INFORMATION SHOWN

* BEGIN *

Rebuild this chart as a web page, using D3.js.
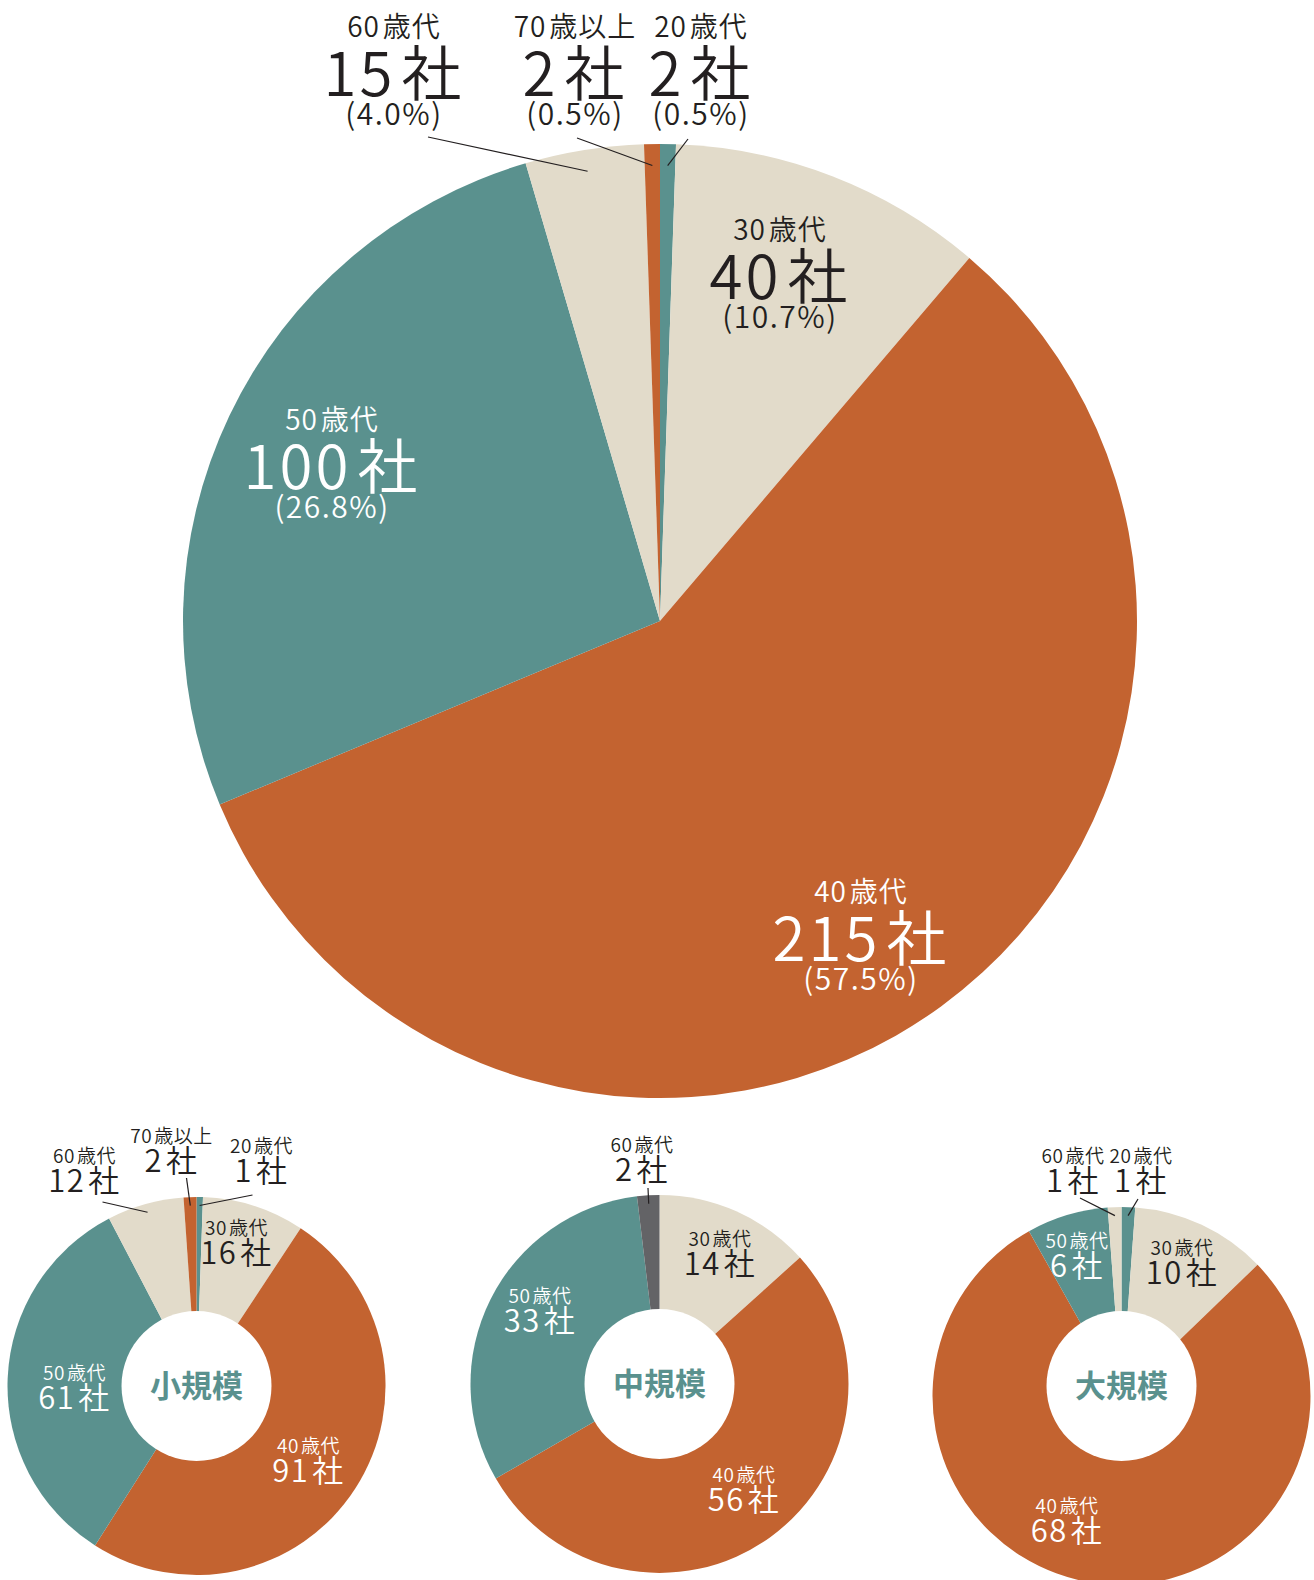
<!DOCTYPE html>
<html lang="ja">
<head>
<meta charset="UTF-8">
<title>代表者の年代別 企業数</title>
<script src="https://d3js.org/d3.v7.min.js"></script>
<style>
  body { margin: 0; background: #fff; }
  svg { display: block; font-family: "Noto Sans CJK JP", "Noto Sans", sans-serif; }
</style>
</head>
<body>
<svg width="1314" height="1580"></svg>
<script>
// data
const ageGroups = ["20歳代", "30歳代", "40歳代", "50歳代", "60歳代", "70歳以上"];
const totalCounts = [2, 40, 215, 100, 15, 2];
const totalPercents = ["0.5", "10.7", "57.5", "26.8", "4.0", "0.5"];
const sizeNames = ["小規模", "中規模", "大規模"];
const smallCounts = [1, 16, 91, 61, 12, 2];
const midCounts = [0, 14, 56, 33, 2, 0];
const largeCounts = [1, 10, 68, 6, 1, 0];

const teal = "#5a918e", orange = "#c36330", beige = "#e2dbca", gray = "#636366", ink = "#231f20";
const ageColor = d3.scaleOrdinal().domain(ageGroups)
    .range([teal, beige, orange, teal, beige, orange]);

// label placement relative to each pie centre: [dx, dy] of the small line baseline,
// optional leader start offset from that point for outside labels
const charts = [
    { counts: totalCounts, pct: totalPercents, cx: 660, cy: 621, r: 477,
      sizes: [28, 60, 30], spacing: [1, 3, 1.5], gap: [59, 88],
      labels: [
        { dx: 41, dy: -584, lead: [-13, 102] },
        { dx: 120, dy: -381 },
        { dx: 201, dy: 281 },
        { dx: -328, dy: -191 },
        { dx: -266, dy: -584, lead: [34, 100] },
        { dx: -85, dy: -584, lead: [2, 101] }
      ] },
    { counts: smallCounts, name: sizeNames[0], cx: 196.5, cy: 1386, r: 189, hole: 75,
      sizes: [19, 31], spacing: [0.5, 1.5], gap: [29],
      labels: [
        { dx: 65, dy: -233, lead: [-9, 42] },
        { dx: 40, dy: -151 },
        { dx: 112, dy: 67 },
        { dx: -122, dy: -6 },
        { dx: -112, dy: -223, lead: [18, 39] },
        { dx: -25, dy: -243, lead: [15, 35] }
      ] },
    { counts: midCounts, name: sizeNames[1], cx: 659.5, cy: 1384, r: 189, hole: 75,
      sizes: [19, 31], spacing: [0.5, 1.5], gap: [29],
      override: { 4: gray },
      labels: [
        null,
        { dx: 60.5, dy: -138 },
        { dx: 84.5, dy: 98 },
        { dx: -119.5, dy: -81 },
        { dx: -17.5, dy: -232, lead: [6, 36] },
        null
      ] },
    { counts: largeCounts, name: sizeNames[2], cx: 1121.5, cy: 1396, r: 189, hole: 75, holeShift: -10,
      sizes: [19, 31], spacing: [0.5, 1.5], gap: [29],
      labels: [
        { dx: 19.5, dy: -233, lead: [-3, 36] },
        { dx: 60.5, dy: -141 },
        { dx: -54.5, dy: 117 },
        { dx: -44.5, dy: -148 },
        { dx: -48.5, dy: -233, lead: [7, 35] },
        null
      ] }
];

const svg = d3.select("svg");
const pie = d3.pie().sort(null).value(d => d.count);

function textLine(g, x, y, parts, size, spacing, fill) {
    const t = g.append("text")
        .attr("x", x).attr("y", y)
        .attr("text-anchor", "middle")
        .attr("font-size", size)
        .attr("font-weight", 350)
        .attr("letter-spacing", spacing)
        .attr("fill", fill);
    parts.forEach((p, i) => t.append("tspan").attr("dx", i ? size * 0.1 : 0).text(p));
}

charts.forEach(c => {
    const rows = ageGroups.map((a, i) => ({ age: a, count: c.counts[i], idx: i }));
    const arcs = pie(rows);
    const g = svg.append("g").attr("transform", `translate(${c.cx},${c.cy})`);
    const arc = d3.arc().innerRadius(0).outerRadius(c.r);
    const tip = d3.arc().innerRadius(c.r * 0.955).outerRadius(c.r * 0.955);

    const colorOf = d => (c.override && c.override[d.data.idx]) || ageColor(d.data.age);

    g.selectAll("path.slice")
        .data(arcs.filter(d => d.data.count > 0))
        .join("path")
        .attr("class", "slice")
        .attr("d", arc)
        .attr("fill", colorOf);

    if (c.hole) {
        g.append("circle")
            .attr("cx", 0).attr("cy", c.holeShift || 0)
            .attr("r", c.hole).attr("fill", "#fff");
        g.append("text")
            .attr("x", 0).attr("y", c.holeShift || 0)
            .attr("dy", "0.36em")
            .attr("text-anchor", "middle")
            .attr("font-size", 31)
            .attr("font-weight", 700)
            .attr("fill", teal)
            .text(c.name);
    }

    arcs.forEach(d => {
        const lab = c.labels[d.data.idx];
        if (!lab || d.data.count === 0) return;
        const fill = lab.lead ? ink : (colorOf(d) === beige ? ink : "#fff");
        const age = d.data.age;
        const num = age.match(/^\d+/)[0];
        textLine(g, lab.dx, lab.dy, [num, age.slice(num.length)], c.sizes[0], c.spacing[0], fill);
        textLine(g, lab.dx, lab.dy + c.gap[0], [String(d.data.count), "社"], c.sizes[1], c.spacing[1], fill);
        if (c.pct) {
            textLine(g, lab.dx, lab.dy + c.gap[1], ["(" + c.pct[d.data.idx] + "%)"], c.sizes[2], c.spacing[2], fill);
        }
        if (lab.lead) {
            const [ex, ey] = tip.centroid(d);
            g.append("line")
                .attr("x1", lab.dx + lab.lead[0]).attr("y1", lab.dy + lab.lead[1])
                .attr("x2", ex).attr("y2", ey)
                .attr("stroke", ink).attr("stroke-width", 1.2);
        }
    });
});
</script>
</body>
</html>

* END *

THE REQUEST
Each line from the top of the material through the line containing "teal, beige, orange]);" should be reproduced exactly; please drop any images.

RESPONSE TO THIS TASK
Rebuild this chart as a web page, using D3.js.
<!DOCTYPE html>
<html lang="ja">
<head>
<meta charset="UTF-8">
<title>代表者の年代別 企業数</title>
<script src="https://d3js.org/d3.v7.min.js"></script>
<style>
  body { margin: 0; background: #fff; }
  svg { display: block; font-family: "Noto Sans CJK JP", "Noto Sans", sans-serif; }
</style>
</head>
<body>
<svg width="1314" height="1580"></svg>
<script>
// data
const ageGroups = ["20歳代", "30歳代", "40歳代", "50歳代", "60歳代", "70歳以上"];
const totalCounts = [2, 40, 215, 100, 15, 2];
const totalPercents = ["0.5", "10.7", "57.5", "26.8", "4.0", "0.5"];
const sizeNames = ["小規模", "中規模", "大規模"];
const smallCounts = [1, 16, 91, 61, 12, 2];
const midCounts = [0, 14, 56, 33, 2, 0];
const largeCounts = [1, 10, 68, 6, 1, 0];

const teal = "#5a918e", orange = "#c36330", beige = "#e2dbca", gray = "#636366", ink = "#231f20";
const ageColor = d3.scaleOrdinal().domain(ageGroups)
    .range([teal, beige, orange, teal, beige, orange]);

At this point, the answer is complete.